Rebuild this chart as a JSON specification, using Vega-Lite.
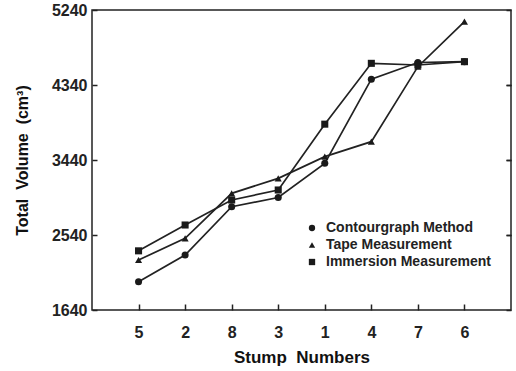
{
  "$schema": "https://vega.github.io/schema/vega-lite/v6.json",
  "autosize": {"type": "none"},
  "width": 419,
  "height": 300,
  "padding": {"left": 92, "top": 10, "right": 5, "bottom": 61},
  "background": "white",
  "config": {
    "view": {"stroke": "#222", "strokeWidth": 1.5},
    "font": "Liberation Sans",
    "axis": {"labelFont": "Liberation Sans", "titleFont": "Liberation Sans", "labelFontWeight": "bold", "titleFontWeight": "bold", "labelColor": "#222", "titleColor": "#111", "tickColor": "#222", "domain": false, "grid": false}
  },
  "data": {"values": [
    {"stump": "5", "series": "Contourgraph Method", "v": 1980},
    {"stump": "2", "series": "Contourgraph Method", "v": 2300},
    {"stump": "8", "series": "Contourgraph Method", "v": 2880},
    {"stump": "3", "series": "Contourgraph Method", "v": 2990},
    {"stump": "1", "series": "Contourgraph Method", "v": 3400},
    {"stump": "4", "series": "Contourgraph Method", "v": 4410},
    {"stump": "7", "series": "Contourgraph Method", "v": 4610},
    {"stump": "6", "series": "Contourgraph Method", "v": 4620},
    {"stump": "5", "series": "Tape Measurement", "v": 2240},
    {"stump": "2", "series": "Tape Measurement", "v": 2500},
    {"stump": "8", "series": "Tape Measurement", "v": 3040},
    {"stump": "3", "series": "Tape Measurement", "v": 3220},
    {"stump": "1", "series": "Tape Measurement", "v": 3480},
    {"stump": "4", "series": "Tape Measurement", "v": 3660},
    {"stump": "7", "series": "Tape Measurement", "v": 4560},
    {"stump": "6", "series": "Tape Measurement", "v": 5100},
    {"stump": "5", "series": "Immersion Measurement", "v": 2350},
    {"stump": "2", "series": "Immersion Measurement", "v": 2660},
    {"stump": "8", "series": "Immersion Measurement", "v": 2960},
    {"stump": "3", "series": "Immersion Measurement", "v": 3080},
    {"stump": "1", "series": "Immersion Measurement", "v": 3870},
    {"stump": "4", "series": "Immersion Measurement", "v": 4600},
    {"stump": "7", "series": "Immersion Measurement", "v": 4580},
    {"stump": "6", "series": "Immersion Measurement", "v": 4620}
  ]},
  "encoding": {
    "x": {"field": "stump", "type": "ordinal", "sort": ["5", "2", "8", "3", "1", "4", "7", "6"],
      "scale": {"type": "point", "padding": 1},
      "axis": {"title": "Stump\u00a0 Numbers", "labelAngle": 0, "labelFontSize": 16, "titleFontSize": 17, "tickSize": -6, "tickWidth": 1.5, "labelPadding": 20, "titlePadding": 9}},
    "y": {"field": "v", "type": "quantitative",
      "scale": {"domain": [1640, 5240], "nice": false, "zero": false},
      "axis": {"title": "Total\u00a0 Volume\u00a0 (cm³)", "format": "d", "values": [1640, 2540, 3440, 4340, 5240], "labelFontSize": 16, "titleFontSize": 16, "tickSize": -5, "tickWidth": 1.5, "labelPadding": 10, "titlePadding": 21}}
  },
  "layer": [
    {
      "mark": {"type": "line", "color": "#222", "strokeWidth": 1.7},
      "encoding": {"detail": {"field": "series"}}
    },
    {
      "mark": {"type": "point", "filled": true, "color": "#1a1a1a", "opacity": 1, "size": 50},
      "encoding": {
        "shape": {"field": "series", "type": "nominal",
          "scale": {"domain": ["Contourgraph Method", "Tape Measurement", "Immersion Measurement"], "range": ["circle", "triangle-up", "square"]},
          "legend": {"title": null, "orient": "none", "legendX": 213, "legendY": 211, "labelFont": "Liberation Sans", "labelFontWeight": "bold", "labelFontSize": 14, "labelColor": "#222", "labelLimit": 300, "symbolSize": 40, "symbolFillColor": "#1a1a1a", "symbolStrokeColor": "#1a1a1a", "labelOffset": 7, "rowPadding": 3, "padding": 0}}
      }
    },
    {
      "mark": {"type": "point", "opacity": 0},
      "encoding": {
        "y": {"field": "v", "type": "quantitative",
          "axis": {"orient": "right", "title": null, "labels": false, "values": [2540, 3440, 4340], "tickSize": -5, "tickWidth": 1.5}}
      }
    }
  ],
  "resolve": {"axis": {"y": "independent"}}
}
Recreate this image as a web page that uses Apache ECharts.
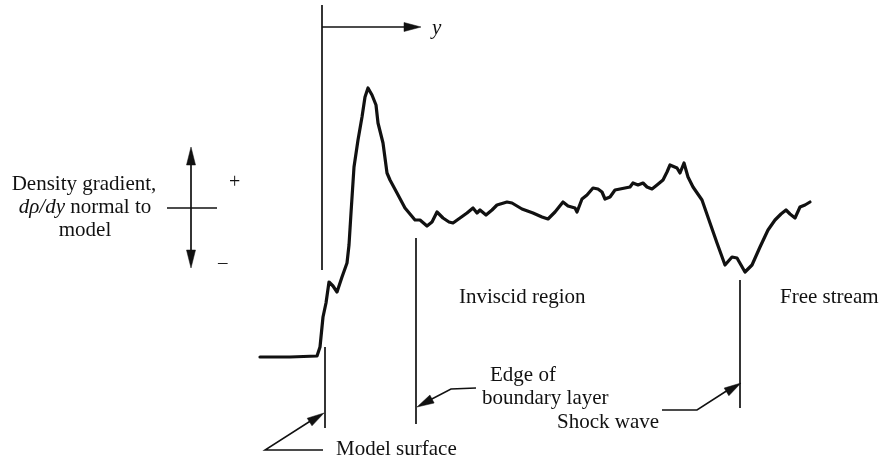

- **WRITTEN INSTRUCTION**
Print out the lines exactly, skipping any picture.

- **CORRECT ANSWER**
Rebuild this chart as a JSON specification, using Vega-Lite.
{
  "$schema": "https://vega.github.io/schema/vega-lite/v6.json",
  "autosize": {"type": "none"},
  "width": 419,
  "height": 300,
  "padding": {"left": 92, "top": 10, "right": 5, "bottom": 61},
  "background": "white",
  "config": {
    "view": {"stroke": "#222", "strokeWidth": 1.5},
    "font": "Liberation Sans",
    "axis": {"labelFont": "Liberation Sans", "titleFont": "Liberation Sans", "labelFontWeight": "bold", "titleFontWeight": "bold", "labelColor": "#222", "titleColor": "#111", "tickColor": "#222", "domain": false, "grid": false}
  },
  "data": {"values": [
    {"stump": "5", "series": "Contourgraph Method", "v": 1980},
    {"stump": "2", "series": "Contourgraph Method", "v": 2300},
    {"stump": "8", "series": "Contourgraph Method", "v": 2880},
    {"stump": "3", "series": "Contourgraph Method", "v": 2990},
    {"stump": "1", "series": "Contourgraph Method", "v": 3400},
    {"stump": "4", "series": "Contourgraph Method", "v": 4410},
    {"stump": "7", "series": "Contourgraph Method", "v": 4610},
    {"stump": "6", "series": "Contourgraph Method", "v": 4620},
    {"stump": "5", "series": "Tape Measurement", "v": 2240},
    {"stump": "2", "series": "Tape Measurement", "v": 2500},
    {"stump": "8", "series": "Tape Measurement", "v": 3040},
    {"stump": "3", "series": "Tape Measurement", "v": 3220},
    {"stump": "1", "series": "Tape Measurement", "v": 3480},
    {"stump": "4", "series": "Tape Measurement", "v": 3660},
    {"stump": "7", "series": "Tape Measurement", "v": 4560},
    {"stump": "6", "series": "Tape Measurement", "v": 5100},
    {"stump": "5", "series": "Immersion Measurement", "v": 2350},
    {"stump": "2", "series": "Immersion Measurement", "v": 2660},
    {"stump": "8", "series": "Immersion Measurement", "v": 2960},
    {"stump": "3", "series": "Immersion Measurement", "v": 3080},
    {"stump": "1", "series": "Immersion Measurement", "v": 3870},
    {"stump": "4", "series": "Immersion Measurement", "v": 4600},
    {"stump": "7", "series": "Immersion Measurement", "v": 4580},
    {"stump": "6", "series": "Immersion Measurement", "v": 4620}
  ]},
  "encoding": {
    "x": {"field": "stump", "type": "ordinal", "sort": ["5", "2", "8", "3", "1", "4", "7", "6"],
      "scale": {"type": "point", "padding": 1},
      "axis": {"title": "Stump\u00a0 Numbers", "labelAngle": 0, "labelFontSize": 16, "titleFontSize": 17, "tickSize": -6, "tickWidth": 1.5, "labelPadding": 20, "titlePadding": 9}},
    "y": {"field": "v", "type": "quantitative",
      "scale": {"domain": [1640, 5240], "nice": false, "zero": false},
      "axis": {"title": "Total\u00a0 Volume\u00a0 (cm³)", "format": "d", "values": [1640, 2540, 3440, 4340, 5240], "labelFontSize": 16, "titleFontSize": 16, "tickSize": -5, "tickWidth": 1.5, "labelPadding": 10, "titlePadding": 21}}
  },
  "layer": [
    {
      "mark": {"type": "line", "color": "#222", "strokeWidth": 1.7},
      "encoding": {"detail": {"field": "series"}}
    },
    {
      "mark": {"type": "point", "filled": true, "color": "#1a1a1a", "opacity": 1, "size": 50},
      "encoding": {
        "shape": {"field": "series", "type": "nominal",
          "scale": {"domain": ["Contourgraph Method", "Tape Measurement", "Immersion Measurement"], "range": ["circle", "triangle-up", "square"]},
          "legend": {"title": null, "orient": "none", "legendX": 213, "legendY": 211, "labelFont": "Liberation Sans", "labelFontWeight": "bold", "labelFontSize": 14, "labelColor": "#222", "labelLimit": 300, "symbolSize": 40, "symbolFillColor": "#1a1a1a", "symbolStrokeColor": "#1a1a1a", "labelOffset": 7, "rowPadding": 3, "padding": 0}}
      }
    },
    {
      "mark": {"type": "point", "opacity": 0},
      "encoding": {
        "y": {"field": "v", "type": "quantitative",
          "axis": {"orient": "right", "title": null, "labels": false, "values": [2540, 3440, 4340], "tickSize": -5, "tickWidth": 1.5}}
      }
    }
  ],
  "resolve": {"axis": {"y": "independent"}}
}
Recreate this image as a web page that uses Apache ECharts.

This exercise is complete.